---
title: Blocking My Crawl
layout: post
image:
feature: header_crossref_labs.png
---
My day job involves quite a lot of crawling lists of websites to determine statistics about Crossref members and their behaviours. A good example is something I wanted to know recently: in [the current sample](https://samples.research.crossref.org/), how many members display the title and doi (according to the latest display guidelines) on that page? In other words, how many members are doing good things on their landing pages? This is also important because, if a high number of these pages _are_ behaving well, then we can use this as a marker of semantic shift/change. That is, we can use it to detect when a new domain owner comes along, for instance, and changes the content so that it no longer reflects the original.

The problem is, loads of scholarly publishers use DRM techniques on their sites that block my crawls. We use systems like Playwright to remote control browsers to do the crawling, so that the request looks as * much like a genuine user as possible. However, lots of these sites detect headless browsers and block them with a 403 Permission Denied error.

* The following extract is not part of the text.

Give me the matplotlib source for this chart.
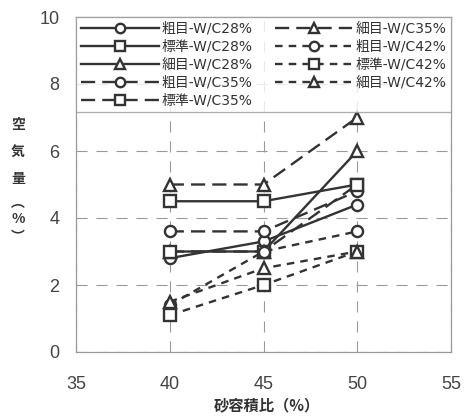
import matplotlib
matplotlib.use("Agg")
import matplotlib.pyplot as plt

plt.rcParams['font.family'] = ['Noto Sans CJK JP', 'DejaVu Sans']

# 砂容積比 (%)
sand_ratio = [40, 45, 50]

# 空気量 (%) per mix
coarse_wc28 = [2.8, 3.3, 4.4]
standard_wc28 = [4.5, 4.5, 5.0]
fine_wc28 = [3.0, 3.0, 6.0]
coarse_wc35 = [3.6, 3.6, 4.8]
standard_wc35 = [3.0, 3.0, 5.0]
fine_wc35 = [5.0, 5.0, 7.0]
coarse_wc42 = [1.4, 3.0, 3.6]
standard_wc42 = [1.1, 2.0, 3.0]
fine_wc42 = [1.5, 2.5, 3.0]

labels = ["粗目-W/C28%", "標準-W/C28%", "細目-W/C28%",
          "粗目-W/C35%", "標準-W/C35%", "細目-W/C35%",
          "粗目-W/C42%", "標準-W/C42%", "細目-W/C42%"]
series = [coarse_wc28, standard_wc28, fine_wc28,
          coarse_wc35, standard_wc35, fine_wc35,
          coarse_wc42, standard_wc42, fine_wc42]

x_ticks = [35, 40, 45, 50, 55]
y_ticks = [0, 2, 4, 6, 8, 10]

markers = ['o', 's', '^'] * 3
solid = '-'
long_dash = (0, (6, 3))
short_dash = (0, (3.2, 2.6))
styles = [solid] * 3 + [long_dash] * 3 + [short_dash] * 3

ink = '#333333'

fig = plt.figure(figsize=(4.65, 4.18), dpi=100)
ax = fig.add_axes([76 / 465, 1 - 352 / 418, 375 / 465, 335 / 418])

for vals, lab, mk, ls in zip(series, labels, markers, styles):
    ax.plot(sand_ratio, vals, linestyle=ls, color=ink, linewidth=1.7,
            marker=mk, markersize=8, markerfacecolor='white',
            markeredgecolor=ink, markeredgewidth=1.7, label=lab)

ax.set_xlim(35, 55)
ax.set_ylim(0, 10)
ax.set_xticks(x_ticks)
ax.set_yticks(y_ticks)
ax.tick_params(length=0, labelsize=13, labelcolor='#444444')
ax.tick_params(axis='x', pad=17)
ax.tick_params(axis='y', pad=12)
for lab in ax.get_xticklabels() + ax.get_yticklabels():
    lab.set_family(['Liberation Sans', 'DejaVu Sans'])

ax.grid(True, color='#9a9a9a', linewidth=0.8, linestyle=(0, (10, 8)))
ax.set_axisbelow(True)
for sp in ax.spines.values():
    sp.set_color('#999999')
    sp.set_linewidth(0.9)

leg = ax.legend(ncol=2, loc='upper left', bbox_to_anchor=(0, 0, 1, 1),
                mode='expand', borderaxespad=0,
                prop={'family': ['DejaVu Sans', 'Noto Sans CJK JP'], 'size': 10},
                handlelength=5.6, handletextpad=0.2, columnspacing=0.6,
                labelspacing=0.28, markerscale=0.85, frameon=True,
                fancybox=False, borderpad=0.35)
leg.get_frame().set_edgecolor('#999999')
leg.get_frame().set_linewidth(0.9)
for t in leg.get_texts():
    t.set_color('#333333')

fig.text(267 / 465, 1 - 405 / 418, "砂容積比（%）", ha='center', va='center',
         fontsize=11, fontweight='bold', color='#333333')

# vertically stacked y-axis title
ylab_chars = ["空", "気", "量", "︵", "%", "︶"]
ylab_pos = [125, 152, 179, 203, 219, 237]
for ch, yp in zip(ylab_chars, ylab_pos):
    fig.text(18 / 465, 1 - yp / 418, ch, ha='center', va='center',
             fontsize=10, fontweight='bold', color='#333333')

fig.savefig("out.png", dpi=100)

There's [a great Github javascript suite](https://github.com/infosimples/detect-headless) that aims to help you evade headless detection. The tests it uses are:

* User Agent: in a browser running with puppeteer in headless mode, user agent includes Headless.
* App Version: same as User Agent above.
* Plugins: headless browsers don't have any plugins. So we can say that if it has plugin it's headful, but not otherwise since some browsers, like Firefox, don't have default plugins.
* Plugins Prototype: check if the Plugin and PluginsArray prototype are correct.
* Mime Type: similar to Plugins test, where headless browsers don't have any mime type
* Mime Type Prototype: check if the MimeType and MimeTypeArrayprototype are correct.
* Languages: all headful browser has at least one language. So we can say that if it has no language it's headless.
* Webdriver: this property is true when running in a headless browser.
* Time elapse: it pops an alert() on page and if it's closed too fast, means that it's headless.
* Chrome element: it's specific for chrome browser that has an element window.chrome.
* Permission: in headless mode Notification.permission and navigator.permissions.query report contradictory values.
* Devtool: puppeteer works on devtools protocol, this test checks if devtool is present or not.
* Broken Image: all browser has a default nonzero broken image size, and this may not happen on a headless browser.
* Outer Dimension: the attributes outerHeight and outerWidth have value 0 on headless browser.
* Connection Rtt: The attribute navigator.connection.rtt,if present, has value 0 on headless browser.
* Mouse Move: The attributes movementX and movementY on every MouseEvent have value 0 on headless browser.

Using [the stealth plugin for Playwright](https://github.com/Granitosaurus/playwright-stealth/tree/main) allows me to evade most of these. I have also put in [a pull request that patches the Connection Rtt value](https://github.com/Granitosaurus/playwright-stealth/pull/7). This just leaves Mouse Move and Broken Image detection, which I thought would not outweigh all the other factors. I also jitter the connection with arbitrary delays so that it should appear to be coming at random intervals, rather than a robotic crawl.

Yet the basic fact is that I am still getting blocked. This does _not_ happen when I put the browser into headful mode, so current detection techniques have clearly evolved in the past half decade (since Detect Headless) was designed. If anyone has further ideas or resources on headless detection and evasion I would be very interested to hear them. In the meantime, publishers: please don't block bots! Many of them are NOT evil and simply people trying to understand the scholarly landscape at scale.